## EXERCISE
Retype word for word the first line of the listing and each line after it up to the line with "const eventStations = ['GU1','GD1','FU1','FD1'];", with the pictures taken out.

#### RECORDED INFORMATION

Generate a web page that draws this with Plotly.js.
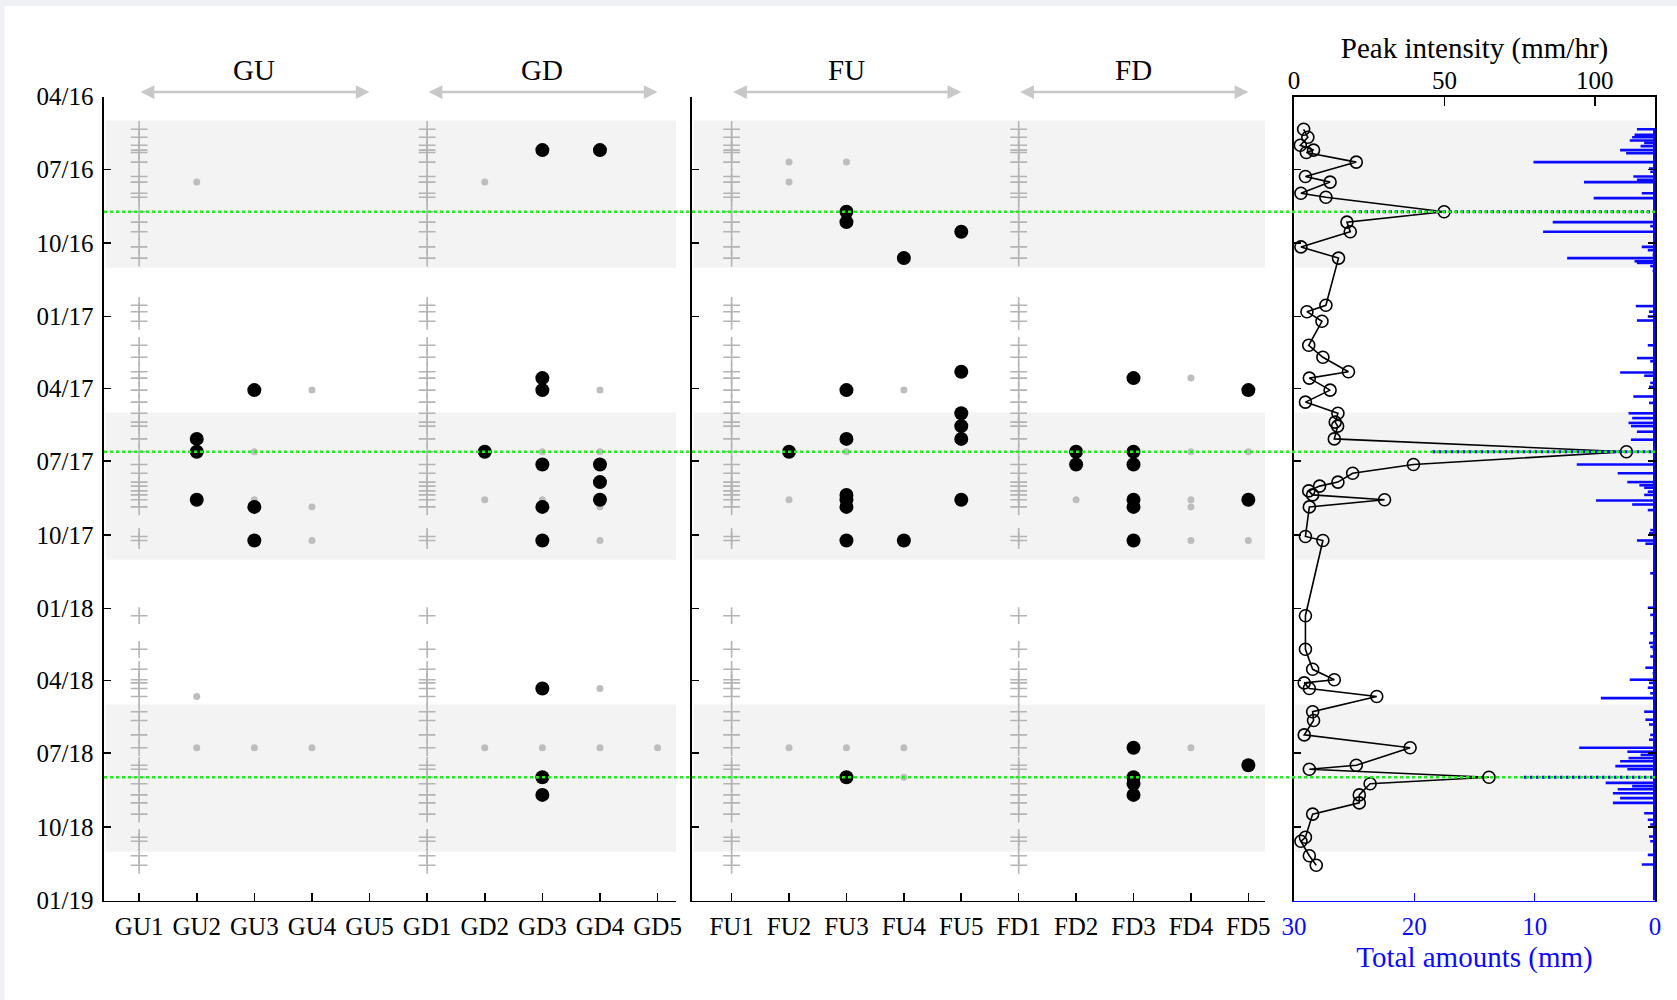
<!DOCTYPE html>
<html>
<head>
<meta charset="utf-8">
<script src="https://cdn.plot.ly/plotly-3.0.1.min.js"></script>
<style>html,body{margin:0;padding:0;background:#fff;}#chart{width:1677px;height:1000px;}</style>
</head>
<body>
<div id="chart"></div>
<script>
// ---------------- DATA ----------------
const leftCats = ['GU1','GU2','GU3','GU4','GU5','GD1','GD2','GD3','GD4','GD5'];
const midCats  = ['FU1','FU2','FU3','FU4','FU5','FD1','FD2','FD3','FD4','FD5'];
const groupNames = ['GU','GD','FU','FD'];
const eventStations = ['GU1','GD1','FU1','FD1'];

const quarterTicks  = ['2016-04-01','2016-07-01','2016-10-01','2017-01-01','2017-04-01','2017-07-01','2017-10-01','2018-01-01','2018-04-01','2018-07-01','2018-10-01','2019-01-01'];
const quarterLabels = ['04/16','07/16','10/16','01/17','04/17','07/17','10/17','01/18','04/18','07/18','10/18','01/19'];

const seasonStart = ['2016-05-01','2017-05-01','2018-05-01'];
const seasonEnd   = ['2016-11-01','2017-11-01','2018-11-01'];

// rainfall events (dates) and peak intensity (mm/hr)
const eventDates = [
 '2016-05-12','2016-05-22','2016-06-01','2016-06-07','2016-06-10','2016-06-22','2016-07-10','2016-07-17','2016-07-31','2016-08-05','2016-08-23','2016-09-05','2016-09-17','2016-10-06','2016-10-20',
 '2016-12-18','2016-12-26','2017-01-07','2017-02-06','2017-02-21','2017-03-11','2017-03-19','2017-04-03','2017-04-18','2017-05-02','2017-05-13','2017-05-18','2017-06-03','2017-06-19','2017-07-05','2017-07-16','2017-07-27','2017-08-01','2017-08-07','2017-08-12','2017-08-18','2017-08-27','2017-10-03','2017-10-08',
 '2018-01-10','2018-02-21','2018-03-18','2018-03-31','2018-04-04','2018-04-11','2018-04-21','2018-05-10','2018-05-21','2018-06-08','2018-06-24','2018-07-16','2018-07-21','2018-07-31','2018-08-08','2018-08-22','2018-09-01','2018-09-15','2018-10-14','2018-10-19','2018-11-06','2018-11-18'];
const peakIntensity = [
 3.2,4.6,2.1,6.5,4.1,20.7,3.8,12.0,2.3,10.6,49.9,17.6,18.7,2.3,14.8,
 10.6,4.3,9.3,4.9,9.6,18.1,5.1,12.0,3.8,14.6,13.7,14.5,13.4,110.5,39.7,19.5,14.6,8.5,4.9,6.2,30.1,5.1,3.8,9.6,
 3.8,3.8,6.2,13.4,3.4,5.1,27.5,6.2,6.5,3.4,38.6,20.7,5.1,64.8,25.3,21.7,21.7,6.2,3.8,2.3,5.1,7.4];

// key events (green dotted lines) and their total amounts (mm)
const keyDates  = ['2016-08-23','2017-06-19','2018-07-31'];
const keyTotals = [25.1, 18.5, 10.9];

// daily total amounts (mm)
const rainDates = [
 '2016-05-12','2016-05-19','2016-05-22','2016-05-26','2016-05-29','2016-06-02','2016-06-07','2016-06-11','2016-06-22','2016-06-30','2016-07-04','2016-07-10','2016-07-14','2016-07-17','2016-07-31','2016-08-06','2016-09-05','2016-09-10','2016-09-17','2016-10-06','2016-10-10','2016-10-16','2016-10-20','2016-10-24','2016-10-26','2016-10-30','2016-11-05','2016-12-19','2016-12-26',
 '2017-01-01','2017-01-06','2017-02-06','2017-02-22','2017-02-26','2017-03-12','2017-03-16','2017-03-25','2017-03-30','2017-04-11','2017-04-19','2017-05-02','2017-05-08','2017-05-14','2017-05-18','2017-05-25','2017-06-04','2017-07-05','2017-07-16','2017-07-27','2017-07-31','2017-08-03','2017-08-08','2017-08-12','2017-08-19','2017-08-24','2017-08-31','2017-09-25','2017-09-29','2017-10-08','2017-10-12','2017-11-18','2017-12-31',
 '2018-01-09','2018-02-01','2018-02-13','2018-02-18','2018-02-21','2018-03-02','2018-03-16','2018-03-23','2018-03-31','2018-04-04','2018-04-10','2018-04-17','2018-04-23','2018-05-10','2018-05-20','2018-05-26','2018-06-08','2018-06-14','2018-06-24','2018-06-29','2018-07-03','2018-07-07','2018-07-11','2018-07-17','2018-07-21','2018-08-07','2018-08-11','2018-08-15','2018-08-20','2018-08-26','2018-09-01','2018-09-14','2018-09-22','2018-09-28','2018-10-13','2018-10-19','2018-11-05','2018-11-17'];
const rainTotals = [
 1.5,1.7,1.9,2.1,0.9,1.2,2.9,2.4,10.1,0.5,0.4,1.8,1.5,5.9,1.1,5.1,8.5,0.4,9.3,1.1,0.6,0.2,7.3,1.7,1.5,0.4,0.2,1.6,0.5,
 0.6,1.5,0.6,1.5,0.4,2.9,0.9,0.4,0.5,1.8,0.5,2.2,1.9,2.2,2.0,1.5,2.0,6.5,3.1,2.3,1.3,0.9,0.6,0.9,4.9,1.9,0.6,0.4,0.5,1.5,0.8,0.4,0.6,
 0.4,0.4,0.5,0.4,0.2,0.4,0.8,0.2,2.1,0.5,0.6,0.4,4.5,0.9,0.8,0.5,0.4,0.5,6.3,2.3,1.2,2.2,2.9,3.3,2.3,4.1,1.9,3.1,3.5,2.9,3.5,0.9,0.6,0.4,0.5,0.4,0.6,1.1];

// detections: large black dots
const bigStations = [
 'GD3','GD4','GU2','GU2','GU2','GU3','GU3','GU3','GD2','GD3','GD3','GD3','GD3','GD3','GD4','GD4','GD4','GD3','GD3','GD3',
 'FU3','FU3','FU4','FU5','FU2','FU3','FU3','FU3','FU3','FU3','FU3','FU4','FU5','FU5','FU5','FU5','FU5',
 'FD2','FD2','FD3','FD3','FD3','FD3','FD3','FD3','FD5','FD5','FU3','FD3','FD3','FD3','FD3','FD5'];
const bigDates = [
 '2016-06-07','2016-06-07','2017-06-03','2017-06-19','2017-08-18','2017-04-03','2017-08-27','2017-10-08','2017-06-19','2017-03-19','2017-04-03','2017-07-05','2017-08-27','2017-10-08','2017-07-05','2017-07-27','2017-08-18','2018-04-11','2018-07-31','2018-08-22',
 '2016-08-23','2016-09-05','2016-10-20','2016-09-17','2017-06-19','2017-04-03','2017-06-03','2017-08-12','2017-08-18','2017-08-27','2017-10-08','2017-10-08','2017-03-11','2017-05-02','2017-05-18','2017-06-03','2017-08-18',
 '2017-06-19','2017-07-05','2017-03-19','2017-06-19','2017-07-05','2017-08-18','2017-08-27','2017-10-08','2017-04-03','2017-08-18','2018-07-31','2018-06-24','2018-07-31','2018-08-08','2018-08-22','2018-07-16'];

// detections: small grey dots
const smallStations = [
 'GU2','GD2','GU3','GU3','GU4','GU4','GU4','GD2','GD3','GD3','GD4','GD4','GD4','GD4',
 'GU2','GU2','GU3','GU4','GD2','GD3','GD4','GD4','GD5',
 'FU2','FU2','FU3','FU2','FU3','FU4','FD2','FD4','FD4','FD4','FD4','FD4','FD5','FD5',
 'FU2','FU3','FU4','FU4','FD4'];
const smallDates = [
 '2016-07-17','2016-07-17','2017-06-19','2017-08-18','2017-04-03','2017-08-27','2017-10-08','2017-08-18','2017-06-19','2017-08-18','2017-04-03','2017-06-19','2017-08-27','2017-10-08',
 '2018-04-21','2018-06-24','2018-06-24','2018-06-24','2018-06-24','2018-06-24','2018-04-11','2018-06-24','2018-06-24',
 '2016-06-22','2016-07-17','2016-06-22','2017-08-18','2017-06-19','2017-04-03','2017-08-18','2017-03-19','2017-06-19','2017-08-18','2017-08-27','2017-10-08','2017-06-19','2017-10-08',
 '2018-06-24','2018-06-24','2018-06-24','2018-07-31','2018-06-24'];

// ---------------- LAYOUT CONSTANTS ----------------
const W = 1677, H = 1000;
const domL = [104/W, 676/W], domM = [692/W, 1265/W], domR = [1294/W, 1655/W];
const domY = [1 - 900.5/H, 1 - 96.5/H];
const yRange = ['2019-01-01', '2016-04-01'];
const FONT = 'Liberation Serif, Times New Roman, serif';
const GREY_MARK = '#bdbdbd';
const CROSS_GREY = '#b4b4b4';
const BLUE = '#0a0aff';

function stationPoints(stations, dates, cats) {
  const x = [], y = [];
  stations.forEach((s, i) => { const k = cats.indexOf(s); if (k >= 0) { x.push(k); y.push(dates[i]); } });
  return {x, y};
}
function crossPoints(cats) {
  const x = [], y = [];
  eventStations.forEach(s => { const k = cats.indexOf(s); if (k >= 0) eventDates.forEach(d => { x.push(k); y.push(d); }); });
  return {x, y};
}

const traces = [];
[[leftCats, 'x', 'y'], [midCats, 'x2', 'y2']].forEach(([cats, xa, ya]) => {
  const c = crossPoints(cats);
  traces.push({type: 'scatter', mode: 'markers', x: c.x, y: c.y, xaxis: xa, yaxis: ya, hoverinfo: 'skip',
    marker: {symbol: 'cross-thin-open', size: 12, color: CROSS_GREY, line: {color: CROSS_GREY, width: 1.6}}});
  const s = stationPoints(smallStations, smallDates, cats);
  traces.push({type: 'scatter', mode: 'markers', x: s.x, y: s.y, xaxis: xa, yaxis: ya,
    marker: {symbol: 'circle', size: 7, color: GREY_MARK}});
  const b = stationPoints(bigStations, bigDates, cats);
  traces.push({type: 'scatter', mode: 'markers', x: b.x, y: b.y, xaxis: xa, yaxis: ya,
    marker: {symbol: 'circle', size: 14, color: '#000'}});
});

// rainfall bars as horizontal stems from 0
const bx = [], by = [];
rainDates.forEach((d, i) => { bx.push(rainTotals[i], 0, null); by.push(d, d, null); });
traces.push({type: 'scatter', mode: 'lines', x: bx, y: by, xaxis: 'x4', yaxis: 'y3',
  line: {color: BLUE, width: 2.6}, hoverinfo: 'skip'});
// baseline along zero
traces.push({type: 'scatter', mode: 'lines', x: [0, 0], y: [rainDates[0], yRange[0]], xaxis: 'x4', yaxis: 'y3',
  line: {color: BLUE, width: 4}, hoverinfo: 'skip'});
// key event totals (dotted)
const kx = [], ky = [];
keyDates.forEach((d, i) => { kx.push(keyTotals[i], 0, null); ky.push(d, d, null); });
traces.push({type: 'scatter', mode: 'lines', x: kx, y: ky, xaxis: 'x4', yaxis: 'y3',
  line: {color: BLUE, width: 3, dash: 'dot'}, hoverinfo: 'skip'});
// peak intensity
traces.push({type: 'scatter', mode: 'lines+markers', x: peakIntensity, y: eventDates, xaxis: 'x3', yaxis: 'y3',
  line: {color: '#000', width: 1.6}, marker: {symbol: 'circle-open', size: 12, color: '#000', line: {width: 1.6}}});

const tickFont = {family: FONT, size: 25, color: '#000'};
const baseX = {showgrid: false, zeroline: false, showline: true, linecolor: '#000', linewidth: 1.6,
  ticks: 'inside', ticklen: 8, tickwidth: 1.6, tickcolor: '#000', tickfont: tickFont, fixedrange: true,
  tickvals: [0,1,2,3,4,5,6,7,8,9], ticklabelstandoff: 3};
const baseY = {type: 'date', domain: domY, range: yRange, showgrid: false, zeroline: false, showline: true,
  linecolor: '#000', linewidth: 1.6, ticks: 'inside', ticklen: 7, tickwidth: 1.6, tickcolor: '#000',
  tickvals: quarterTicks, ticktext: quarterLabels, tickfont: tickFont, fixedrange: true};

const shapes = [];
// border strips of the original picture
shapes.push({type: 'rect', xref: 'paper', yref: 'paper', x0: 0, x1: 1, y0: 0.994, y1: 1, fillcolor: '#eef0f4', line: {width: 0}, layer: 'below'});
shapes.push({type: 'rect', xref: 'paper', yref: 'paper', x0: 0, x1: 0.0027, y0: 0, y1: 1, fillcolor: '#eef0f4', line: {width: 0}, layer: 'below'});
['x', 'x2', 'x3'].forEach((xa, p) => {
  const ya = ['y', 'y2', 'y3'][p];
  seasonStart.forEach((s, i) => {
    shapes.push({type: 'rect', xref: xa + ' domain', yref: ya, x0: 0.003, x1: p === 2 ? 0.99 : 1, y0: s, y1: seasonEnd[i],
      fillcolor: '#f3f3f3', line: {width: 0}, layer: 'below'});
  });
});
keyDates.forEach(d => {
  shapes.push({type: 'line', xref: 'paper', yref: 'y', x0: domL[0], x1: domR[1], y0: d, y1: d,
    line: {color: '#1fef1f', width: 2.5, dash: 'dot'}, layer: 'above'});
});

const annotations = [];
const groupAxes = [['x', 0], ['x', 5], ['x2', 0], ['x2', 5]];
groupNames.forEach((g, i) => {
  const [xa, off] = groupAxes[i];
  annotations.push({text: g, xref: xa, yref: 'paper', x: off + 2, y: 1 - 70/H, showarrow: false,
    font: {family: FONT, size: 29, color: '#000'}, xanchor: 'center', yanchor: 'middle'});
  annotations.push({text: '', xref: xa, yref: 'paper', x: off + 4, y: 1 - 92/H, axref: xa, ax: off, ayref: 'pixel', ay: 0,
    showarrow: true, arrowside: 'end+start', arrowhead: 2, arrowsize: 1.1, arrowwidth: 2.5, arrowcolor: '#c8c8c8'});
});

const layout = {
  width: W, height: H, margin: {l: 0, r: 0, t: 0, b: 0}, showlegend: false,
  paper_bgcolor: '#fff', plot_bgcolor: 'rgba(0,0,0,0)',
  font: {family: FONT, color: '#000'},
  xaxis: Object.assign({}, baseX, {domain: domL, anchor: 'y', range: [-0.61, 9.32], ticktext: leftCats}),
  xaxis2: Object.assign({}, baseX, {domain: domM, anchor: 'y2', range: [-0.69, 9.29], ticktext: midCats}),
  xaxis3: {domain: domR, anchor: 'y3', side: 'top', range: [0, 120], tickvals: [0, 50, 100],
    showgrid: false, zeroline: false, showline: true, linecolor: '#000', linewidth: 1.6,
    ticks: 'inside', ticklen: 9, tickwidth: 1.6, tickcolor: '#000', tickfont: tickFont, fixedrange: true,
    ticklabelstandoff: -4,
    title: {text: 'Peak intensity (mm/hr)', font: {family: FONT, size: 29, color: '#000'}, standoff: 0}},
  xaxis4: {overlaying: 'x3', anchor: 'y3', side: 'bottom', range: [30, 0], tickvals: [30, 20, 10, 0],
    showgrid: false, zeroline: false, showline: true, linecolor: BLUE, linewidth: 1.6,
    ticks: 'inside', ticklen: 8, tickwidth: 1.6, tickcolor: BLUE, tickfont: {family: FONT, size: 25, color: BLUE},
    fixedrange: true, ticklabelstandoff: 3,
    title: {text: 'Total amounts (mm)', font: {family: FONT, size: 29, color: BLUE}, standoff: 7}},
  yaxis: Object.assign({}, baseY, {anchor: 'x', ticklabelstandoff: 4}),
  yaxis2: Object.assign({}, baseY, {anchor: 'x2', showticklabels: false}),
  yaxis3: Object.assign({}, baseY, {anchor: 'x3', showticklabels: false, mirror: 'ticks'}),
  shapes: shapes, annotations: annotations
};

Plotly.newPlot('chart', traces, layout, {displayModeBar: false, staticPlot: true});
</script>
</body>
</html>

########

## EXERCISE SOLUTION
Generate a web page that draws this with Plotly.js.
<!DOCTYPE html>
<html>
<head>
<meta charset="utf-8">
<script src="https://cdn.plot.ly/plotly-3.0.1.min.js"></script>
<style>html,body{margin:0;padding:0;background:#fff;}#chart{width:1677px;height:1000px;}</style>
</head>
<body>
<div id="chart"></div>
<script>
// ---------------- DATA ----------------
const leftCats = ['GU1','GU2','GU3','GU4','GU5','GD1','GD2','GD3','GD4','GD5'];
const midCats  = ['FU1','FU2','FU3','FU4','FU5','FD1','FD2','FD3','FD4','FD5'];
const groupNames = ['GU','GD','FU','FD'];
const eventStations = ['GU1','GD1','FU1','FD1'];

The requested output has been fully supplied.